Goal of the exercise:
Your task is to repeat the lines below exactly, excluding any pictures they contain.

Dataset content:
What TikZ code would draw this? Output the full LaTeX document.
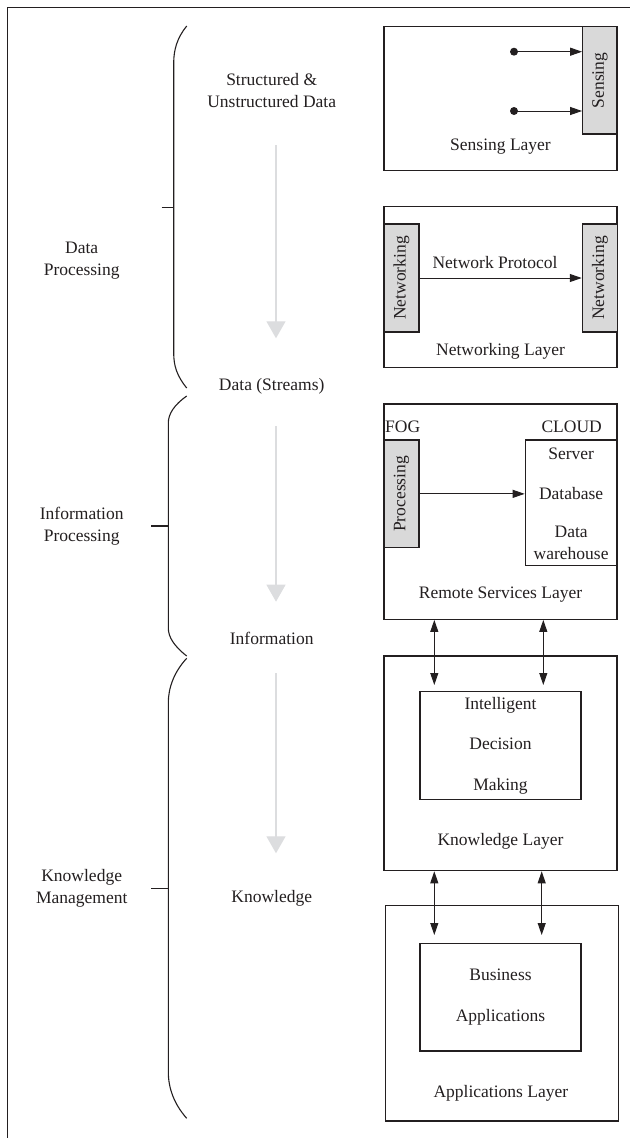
\documentclass[tikz,border=0pt]{standalone}
\usepackage{fontspec}
\setmainfont{Liberation Serif}
\usetikzlibrary{arrows.meta,calc}
\definecolor{ink}{RGB}{35,31,32}
\definecolor{fillg}{RGB}{217,217,217}
\definecolor{flowg}{RGB}{220,221,223}
\begin{document}
\begin{tikzpicture}[x=1pt,y=-1pt,
  txt/.style={font=\fontsize{17.5}{21.7}\selectfont, text=ink, inner sep=0pt, align=center},
  wide/.style={font=\fontsize{17.5}{40.5}\selectfont, text=ink, align=center},
  layerbox/.style={draw=ink, line width=1.2pt, minimum width=233pt, inner sep=0pt},
  innerbox/.style={draw=ink, line width=1.2pt, inner sep=0pt},
  graybox/.style={draw=ink, line width=1.2pt, fill=fillg, inner sep=0pt, rotate=90,
     font=\fontsize{17.5}{21.7}\selectfont, text=ink},
  arr/.style={-{Triangle[length=12pt,width=8pt]}, line width=1pt, draw=ink},
  darr/.style={{Triangle[length=12pt,width=8pt]}-{Triangle[length=12pt,width=8pt]}, line width=1pt, draw=ink},
  flow/.style={-{Triangle[length=17pt,width=19pt]}, line width=1.3pt, draw=flowg, fill=flowg},
  brace/.style={line width=1.1pt, draw=ink}
]
\useasboundingbox (0,0) rectangle (630,1138);
% frame
\draw[line width=1.3pt, ink] (7.3,1138) -- (7.3,7.3) -- (630,7.3);

% ---- Sensing layer
\node[layerbox, minimum height=144pt] (sl) at (500.5,98.7) {};
\node[graybox, minimum width=107.3pt, minimum height=34.3pt] (sens) at (599.85,80.35) {Sensing};
\coordinate (d1) at (514,51.7);
\coordinate (d2) at (514,111);
\fill[ink] (d1) circle (4pt);
\fill[ink] (d2) circle (4pt);
\draw[arr] (d1) -- (d1 -| sens.north);
\draw[arr] (d2) -- (d2 -| sens.north);
\node[txt] (sll) at (500.5,146.7) {Sensing Layer};

% ---- Networking layer
\node[layerbox, minimum height=161pt] (nl) at (500.5,287.2) {};
\node[graybox, minimum width=108pt, minimum height=35pt] (nwl) at (401.5,278) {Networking};
\node[graybox, minimum width=108pt, minimum height=35pt] (nwr) at (599.85,278) {Networking};
\draw[arr] (nwl.south) -- (nwr.north);
\node[txt] (np) at (495,263) {Network Protocol};
\node[txt] (nll) at (500.5,351.7) {Networking Layer};

% ---- Remote services layer
\node[layerbox, minimum height=215.3pt] (rs) at (500.5,511.65) {};
\node[graybox, minimum width=107.7pt, minimum height=35pt] (proc) at (401.5,493.85) {Processing};
\node[innerbox, minimum width=91.7pt, minimum height=125.7pt] (cloud) at (571.15,502.85) {};
\node[txt] (srv) at (571.15,454) {Server};
\node[txt] (db) at (571.15,493.3) {Database};
\node[txt] (dw) at (571.15,542.5) {Data\\warehouse};
\draw[arr] (proc.south) -- (proc.south -| cloud.west);
\node[txt, anchor=west] (fog) at (385,427) {FOG};
\node[txt, anchor=east] (cl) at (602,427) {CLOUD};
\node[txt] (rsl) at (500.5,594.3) {Remote Services Layer};

% ---- Knowledge layer
\node[layerbox, minimum height=214.7pt] (kl) at (500.5,763.35) {};
\node[innerbox, wide, minimum width=161pt, minimum height=107.6pt] (idm) at (500.5,745.5) {Intelligent\\Decision\\Making};
\node[txt] (kll) at (500.5,841.7) {Knowledge Layer};
\coordinate (a1) at (434.3,685);
\coordinate (a2) at (543.3,685);
\draw[darr] (a1 |- rs.south) -- (a1);
\draw[darr] (a2 |- rs.south) -- (a2);

% ---- Applications layer
\node[layerbox, minimum width=232.6pt, minimum height=215.3pt] (al) at (502,1013.35) {};
\node[innerbox, wide, minimum width=161pt, minimum height=107.7pt] (ba) at (500.5,997.15) {Business\\Applications};
\node[txt] (all) at (500.8,1093.3) {Applications Layer};
\coordinate (a3) at (434.3,935);
\coordinate (a4) at (541.7,935);
\draw[darr] (a3 |- kl.south) -- (a3);
\draw[darr] (a4 |- kl.south) -- (a4);

% ---- middle column
\node[txt] (sud) at (271.7,90.5) {Structured \&\\Unstructured Data};
\node[txt] (ds) at (271.7,386.7) {Data (Streams)};
\node[txt] (inf) at (271.7,638.3) {Information};
\node[txt] (kn) at (271.7,898.3) {Knowledge};
\coordinate (f1s) at (276,145);   \coordinate (f1e) at (276,338.3);
\coordinate (f2s) at (276,426);   \coordinate (f2e) at (276,601.7);
\coordinate (f3s) at (276,673.3); \coordinate (f3e) at (276,853.3);
\draw[flow] (f1s) -- (f1e);
\draw[flow] (f2s) -- (f2e);
\draw[flow] (f3s) -- (f3e);

% ---- left column
\node[txt] (dp) at (81.7,261) {Data\\Processing};
\node[txt] (ip) at (81.7,526) {Information\\Processing};
\node[txt] (km) at (81.7,888.3) {Knowledge\\Management};

\draw[brace] (186.7,26) .. controls (177,38) and (173.7,50) .. (173.7,63) -- (173.7,353)
   .. controls (173.7,366) and (177,376) .. (186.7,388);
\draw[brace] (161.7,207.3) -- (173.7,207.3);
\draw[brace] (186.7,396) .. controls (174,405) and (168.3,414) .. (168.3,423) -- (168.3,628)
   .. controls (168.3,637) and (174,646) .. (186.7,656);
\draw[brace] (151,526) -- (168.3,526);
\draw[brace] (186.7,658.3) .. controls (174,672) and (168.3,688) .. (168.3,702.7) -- (168.3,1071.7)
   .. controls (168.3,1088) and (174,1104) .. (186.7,1118.3);
\draw[brace] (151,888.3) -- (168.3,888.3);
\end{tikzpicture}
\end{document}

Full response:
What TikZ code would draw this? Output the full LaTeX document.
\documentclass[tikz,border=0pt]{standalone}
\usepackage{fontspec}
\setmainfont{Liberation Serif}
\usetikzlibrary{arrows.meta,calc}
\definecolor{ink}{RGB}{35,31,32}
\definecolor{fillg}{RGB}{217,217,217}
\definecolor{flowg}{RGB}{220,221,223}
\begin{document}
\begin{tikzpicture}[x=1pt,y=-1pt,
  txt/.style={font=\fontsize{17.5}{21.7}\selectfont, text=ink, inner sep=0pt, align=center},
  wide/.style={font=\fontsize{17.5}{40.5}\selectfont, text=ink, align=center},
  layerbox/.style={draw=ink, line width=1.2pt, minimum width=233pt, inner sep=0pt},
  innerbox/.style={draw=ink, line width=1.2pt, inner sep=0pt},
  graybox/.style={draw=ink, line width=1.2pt, fill=fillg, inner sep=0pt, rotate=90,
     font=\fontsize{17.5}{21.7}\selectfont, text=ink},
  arr/.style={-{Triangle[length=12pt,width=8pt]}, line width=1pt, draw=ink},
  darr/.style={{Triangle[length=12pt,width=8pt]}-{Triangle[length=12pt,width=8pt]}, line width=1pt, draw=ink},
  flow/.style={-{Triangle[length=17pt,width=19pt]}, line width=1.3pt, draw=flowg, fill=flowg},
  brace/.style={line width=1.1pt, draw=ink}
]
\useasboundingbox (0,0) rectangle (630,1138);
% frame
\draw[line width=1.3pt, ink] (7.3,1138) -- (7.3,7.3) -- (630,7.3);

% ---- Sensing layer
\node[layerbox, minimum height=144pt] (sl) at (500.5,98.7) {};
\node[graybox, minimum width=107.3pt, minimum height=34.3pt] (sens) at (599.85,80.35) {Sensing};
\coordinate (d1) at (514,51.7);
\coordinate (d2) at (514,111);
\fill[ink] (d1) circle (4pt);
\fill[ink] (d2) circle (4pt);
\draw[arr] (d1) -- (d1 -| sens.north);
\draw[arr] (d2) -- (d2 -| sens.north);
\node[txt] (sll) at (500.5,146.7) {Sensing Layer};

% ---- Networking layer
\node[layerbox, minimum height=161pt] (nl) at (500.5,287.2) {};
\node[graybox, minimum width=108pt, minimum height=35pt] (nwl) at (401.5,278) {Networking};
\node[graybox, minimum width=108pt, minimum height=35pt] (nwr) at (599.85,278) {Networking};
\draw[arr] (nwl.south) -- (nwr.north);
\node[txt] (np) at (495,263) {Network Protocol};
\node[txt] (nll) at (500.5,351.7) {Networking Layer};

% ---- Remote services layer
\node[layerbox, minimum height=215.3pt] (rs) at (500.5,511.65) {};
\node[graybox, minimum width=107.7pt, minimum height=35pt] (proc) at (401.5,493.85) {Processing};
\node[innerbox, minimum width=91.7pt, minimum height=125.7pt] (cloud) at (571.15,502.85) {};
\node[txt] (srv) at (571.15,454) {Server};
\node[txt] (db) at (571.15,493.3) {Database};
\node[txt] (dw) at (571.15,542.5) {Data\\warehouse};
\draw[arr] (proc.south) -- (proc.south -| cloud.west);
\node[txt, anchor=west] (fog) at (385,427) {FOG};
\node[txt, anchor=east] (cl) at (602,427) {CLOUD};
\node[txt] (rsl) at (500.5,594.3) {Remote Services Layer};

% ---- Knowledge layer
\node[layerbox, minimum height=214.7pt] (kl) at (500.5,763.35) {};
\node[innerbox, wide, minimum width=161pt, minimum height=107.6pt] (idm) at (500.5,745.5) {Intelligent\\Decision\\Making};
\node[txt] (kll) at (500.5,841.7) {Knowledge Layer};
\coordinate (a1) at (434.3,685);
\coordinate (a2) at (543.3,685);
\draw[darr] (a1 |- rs.south) -- (a1);
\draw[darr] (a2 |- rs.south) -- (a2);

% ---- Applications layer
\node[layerbox, minimum width=232.6pt, minimum height=215.3pt] (al) at (502,1013.35) {};
\node[innerbox, wide, minimum width=161pt, minimum height=107.7pt] (ba) at (500.5,997.15) {Business\\Applications};
\node[txt] (all) at (500.8,1093.3) {Applications Layer};
\coordinate (a3) at (434.3,935);
\coordinate (a4) at (541.7,935);
\draw[darr] (a3 |- kl.south) -- (a3);
\draw[darr] (a4 |- kl.south) -- (a4);

% ---- middle column
\node[txt] (sud) at (271.7,90.5) {Structured \&\\Unstructured Data};
\node[txt] (ds) at (271.7,386.7) {Data (Streams)};
\node[txt] (inf) at (271.7,638.3) {Information};
\node[txt] (kn) at (271.7,898.3) {Knowledge};
\coordinate (f1s) at (276,145);   \coordinate (f1e) at (276,338.3);
\coordinate (f2s) at (276,426);   \coordinate (f2e) at (276,601.7);
\coordinate (f3s) at (276,673.3); \coordinate (f3e) at (276,853.3);
\draw[flow] (f1s) -- (f1e);
\draw[flow] (f2s) -- (f2e);
\draw[flow] (f3s) -- (f3e);

% ---- left column
\node[txt] (dp) at (81.7,261) {Data\\Processing};
\node[txt] (ip) at (81.7,526) {Information\\Processing};
\node[txt] (km) at (81.7,888.3) {Knowledge\\Management};

\draw[brace] (186.7,26) .. controls (177,38) and (173.7,50) .. (173.7,63) -- (173.7,353)
   .. controls (173.7,366) and (177,376) .. (186.7,388);
\draw[brace] (161.7,207.3) -- (173.7,207.3);
\draw[brace] (186.7,396) .. controls (174,405) and (168.3,414) .. (168.3,423) -- (168.3,628)
   .. controls (168.3,637) and (174,646) .. (186.7,656);
\draw[brace] (151,526) -- (168.3,526);
\draw[brace] (186.7,658.3) .. controls (174,672) and (168.3,688) .. (168.3,702.7) -- (168.3,1071.7)
   .. controls (168.3,1088) and (174,1104) .. (186.7,1118.3);
\draw[brace] (151,888.3) -- (168.3,888.3);
\end{tikzpicture}
\end{document}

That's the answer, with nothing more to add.